BVH Instances: These provide a flexible way to wrap my existing BVHs in a way that allows me to easily transform (translate, rotate, scale) the models. This let me position my robot army without having to rebuild the BVH for each robot.

As a result we have a significant speedup, allowing me to efficiently render a scene containing hundreds of complex models.

I present you 256 robots in rotation.

Putting it all Together: Lights, Camera, Render!

Since I had all the pieces of the puzzle, it was only natural to put them together. With the ability to render spheres, complex models, and multiples of them efficiently, it was time to build a compelling scene. However, a truly eye-catching scene requires well-placed lighting. Let’s dive into how I implemented emissive materials.

Emissive Materials: Letting Robots Shine

To give my robots a striking appearance. I introduced an emissive material type. It works by biasing how light rays scatter, making certain surfaces appear to emit light. The implementation was straightforward, but the results transformed the look of the scene.

This addition laid the foundation for creative lighting design. With everything in place, I’m eager to share the final scene in my next update!

Final Renders: When Visions Shift and Robots Party

The Epic (and Unexpectedly Funny) First Attempt

My first idea was to make this scene I had in mind for a couple of weeks. Sun surrounded with EVA-01 robots from the Evangelion series. There were many tiny spheres which surrounded the scene and looked like particles from the sun. In my mind, I though it was the most epic shit, however the results turned out rather funny.

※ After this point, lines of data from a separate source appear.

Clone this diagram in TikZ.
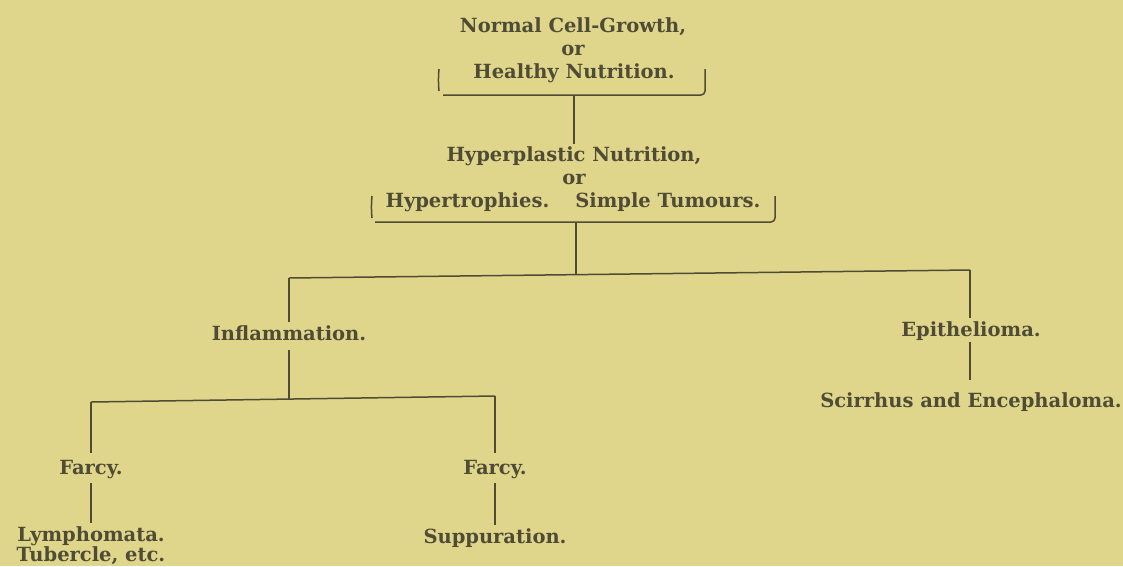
\documentclass[tikz,border=0pt]{standalone}
\usepackage{fontspec}
\setmainfont{DejaVu Serif}
\definecolor{paper}{HTML}{DFD68C}
\definecolor{ink}{HTML}{4F4B34}
\newcommand\lblfont{\fontsize{19.5}{18.5}\selectfont\bfseries}
\begin{document}
\begin{tikzpicture}[x=1pt,y=-1pt,
  lbl/.style={font=\lblfont, text=ink, inner sep=0pt, anchor=base},
  conn/.style={draw=ink, line width=1.5pt}]
\fill[paper] (0,0) rectangle (1123,566);
\useasboundingbox (0,0) rectangle (1123,566);
% top block
\node[lbl] (n1a) at (573,32) {Normal Cell-Growth,};
\node[lbl] (n1b) at (573,55) {or};
\node[lbl] (n1c) at (574,78) {Healthy Nutrition.};
\coordinate (b1M) at (574,95);
\draw[conn] (439,69) to[out=-95,in=95] (439,91);
\draw[conn] (443,95) -- (701,95) to[out=0,in=-90] (705,91) -- (705,69);
% second block
\node[lbl] (n2a) at (574,161) {Hyperplastic Nutrition,};
\node[lbl] (n2b) at (574,184) {or};
\node[lbl] (n2c) at (573,207) {Hypertrophies.\hspace{26pt}Simple Tumours.};
\coordinate (b2M) at (576,222);
\draw[conn] (372,196) to[out=-95,in=95] (372,218);
\draw[conn] (375,222) -- (771,222) to[out=0,in=-90] (775,218) -- (775,196);
\draw[conn, shorten >=2pt] (b1M) -- (b1M |- n2a.north);
% main bar
\coordinate (hL) at (289,278);
\coordinate (hR) at (970,270);
\coordinate (hM) at (576,274);
\draw[conn] (hL) -- (hR);
\draw[conn] (b2M) -- (hM);
% second level
\node[lbl] (inflam) at (289,340) {Inflammation.};
\node[lbl] (epith) at (971,336) {Epithelioma.};
\node[lbl] (scirr) at (971,407) {Scirrhus and Encephaloma.};
\draw[conn, shorten >=3pt] (hL) -- (hL |- inflam.north);
\draw[conn, shorten >=3pt] (hR) -- (hR |- epith.north);
\coordinate (lL) at (91,402);
\coordinate (lR) at (495,396);
\coordinate (lM) at (289,399);
\draw[conn] (lL) -- (lR);
\draw[conn, shorten <=10pt] (lM |- inflam.south) -- (lM);
\draw[conn, shorten <=2pt, shorten >=12pt] (hR |- epith.south) -- (hR |- scirr.north);
% lower level
\node[lbl] (farcyL) at (91,474) {Farcy.};
\node[lbl] (farcyR) at (495,474) {Farcy.};
\node[lbl, anchor=north, align=center, font=\fontsize{19.5}{17}\selectfont\bfseries] (lymph) at (91,526) {Lymphomata.\\Tubercle, etc.};
\node[lbl] (supp) at (495,543) {Suppuration.};
\draw[conn, shorten >=7pt] (lL) -- (lL |- farcyL.north);
\draw[conn, shorten >=7pt] (lR) -- (lR |- farcyR.north);
\draw[conn, shorten <=4pt, shorten >=3pt] (lL |- farcyL.south) -- (lL |- lymph.north);
\draw[conn, shorten <=4pt, shorten >=3pt] (lR |- farcyR.south) -- (lR |- supp.north);
\end{tikzpicture}
\end{document}
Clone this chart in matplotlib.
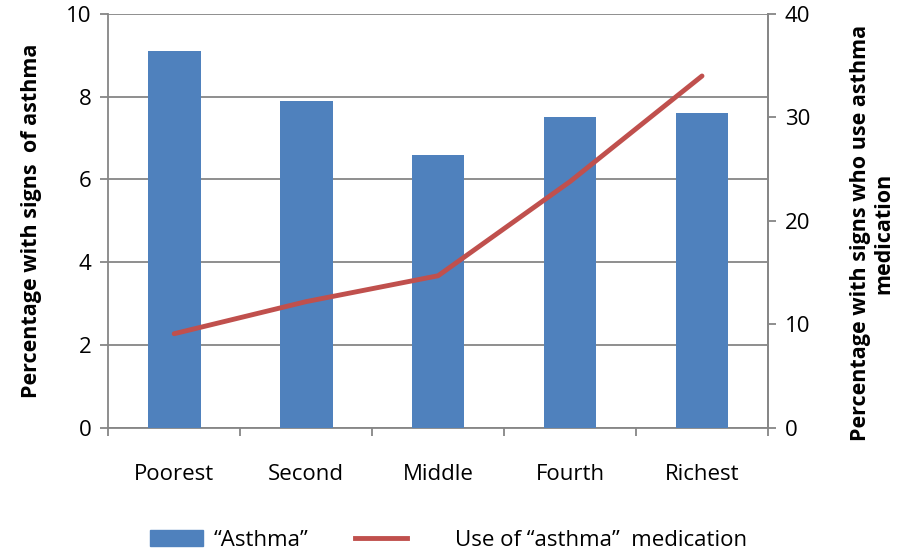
import numpy as np
import matplotlib
matplotlib.use("Agg")
import matplotlib.pyplot as plt
from matplotlib.patches import Patch
from matplotlib.lines import Line2D

categories = ["Poorest", "Second", "Middle", "Fourth", "Richest"]
asthma = [9.1, 7.9, 6.6, 7.5, 7.6]
medication = [9.1, 12.2, 14.7, 23.8, 34.0]

plt.rcParams['font.family'] = ['Open Sans', 'DejaVu Sans']
grey = "#868686"
blue = "#4f81bd"
red = "#c0504d"

fig = plt.figure(figsize=(9.17, 5.55), dpi=100)
ax = fig.add_axes([0.118, 0.229, 0.7195, 0.746])
ax2 = ax.twinx()

x = np.arange(len(categories))
ax.bar(x, asthma, width=0.4, color=blue, zorder=3)
ax2.plot(x, medication, color=red, lw=3.5, solid_capstyle='round', zorder=4)

ax.set_xlim(-0.5, 4.5)
ax.set_ylim(0, 10)
ax2.set_ylim(0, 40)
ax.set_yticks(np.arange(0, 11, 2))
ax2.set_yticks(np.arange(0, 41, 10))
ax.yaxis.grid(True, color=grey, lw=1.3, zorder=0)
ax.set_axisbelow(True)

ax.set_xticks(x)
ax.set_xticklabels(categories, fontsize=16)
ax.set_xticks(np.arange(-0.5, 5, 1), minor=True)
ax.tick_params(axis='x', which='major', length=0, pad=26)
ax.tick_params(axis='x', which='minor', length=6, color=grey, width=1.3)
ax.tick_params(axis='y', length=6, color=grey, width=1.3, labelsize=16, pad=6)
ax2.tick_params(axis='y', length=6, color=grey, width=1.3, labelsize=16, pad=6)

for a in (ax, ax2):
    for s in a.spines.values():
        s.set_color(grey)
        s.set_linewidth(1.3)
    a.spines['top'].set_visible(False)
ax2.spines['left'].set_visible(False)
ax2.spines['bottom'].set_visible(False)

ax.set_ylabel("Percentage with signs  of asthma", fontsize=15.5, fontweight='bold')
ax.yaxis.set_label_coords(-0.10, 0.5)
ax2.set_ylabel("Percentage with signs who use asthma\nmedication", fontsize=15.5,
               fontweight='bold', linespacing=1.1)
ax2.yaxis.set_label_coords(1.125, 0.47)

leg1 = fig.legend([Patch(color=blue)], ["\u201cAsthma\u201d"], loc='center left',
                  bbox_to_anchor=(0.1636, 0.027), frameon=False, fontsize=16,
                  handlelength=2.4, handletextpad=0.45, borderpad=0, borderaxespad=0)
leg2 = fig.legend([Line2D([0], [0], color=red, lw=3.5)], ["Use of \u201casthma\u201d  medication"],
                  loc='center left', bbox_to_anchor=(0.387, 0.027), frameon=False,
                  fontsize=16, handlelength=2.35, handletextpad=2.15, borderpad=0,
                  borderaxespad=0)

fig.savefig("out.png", dpi=100)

One of my friends sent me this meme when he saw the render, which made it even funnier.

Pivoting to Awesome: The Robot Party is Born

No time to play! I still wanted to make a cool-looking render, so I reimagined the whole scene to look like a cool robot party with a bunch of emissive spheres and a light beacon in the middle. I think the results turned out super cool!

Lessons Learned

This whole experience taught me a couple of things:

• The Unexpected is Part of the Fun: Sometimes, the best things come out of left field. A little humor and a not-so-perfect first render can make the process even more enjoyable.

• Don’t be Afraid to Iterate: If something isn’t working, toss it and start again! There’s no shame in changing direction to find something truly awesome.

• Visuals Matter (and Robots are Cool): A great final render is its own reward. Plus, ray tracing can make robots look absolutely epic (even when they’re partying).

I hope you enjoyed this peek into my ray tracer project – from epic fails to robot raves!

Thanks

First, I wanted to thank Peter @Peter_shirley Shirley and Jacco @j_bikker Bikker for putting such high-quality content out there for free, for people like me to be inspired and thrive to improve our skills in computer graphics.

Secondly, I want to thank my friends and brilliant game developers Andranik @andranik3949 Melikyan and Bagrat @dBagrat Dabaghyan for helping me out when I got stuck with stupid bugs and getting me out of burnout state!

Next Steps:

Lighting Expansion: Update: Completed! Implementing emissive lights will allow for more realistic and nuanced lighting effects.
Better Model Support: Add support for Normal Mapping, Metalness and Roughness maps. Although, for later other stuff should be refactored too. Advanced Sampling: I’ll explore monte carlo algorithms for smoother images and reduced visual artifacts and other probabilistic models for predicting properties of light scattering in scene.
GPU Acceleration: Re-implementing my path tracer in CUDA will allow for faster render times and the ability to tackle even more complex scenes.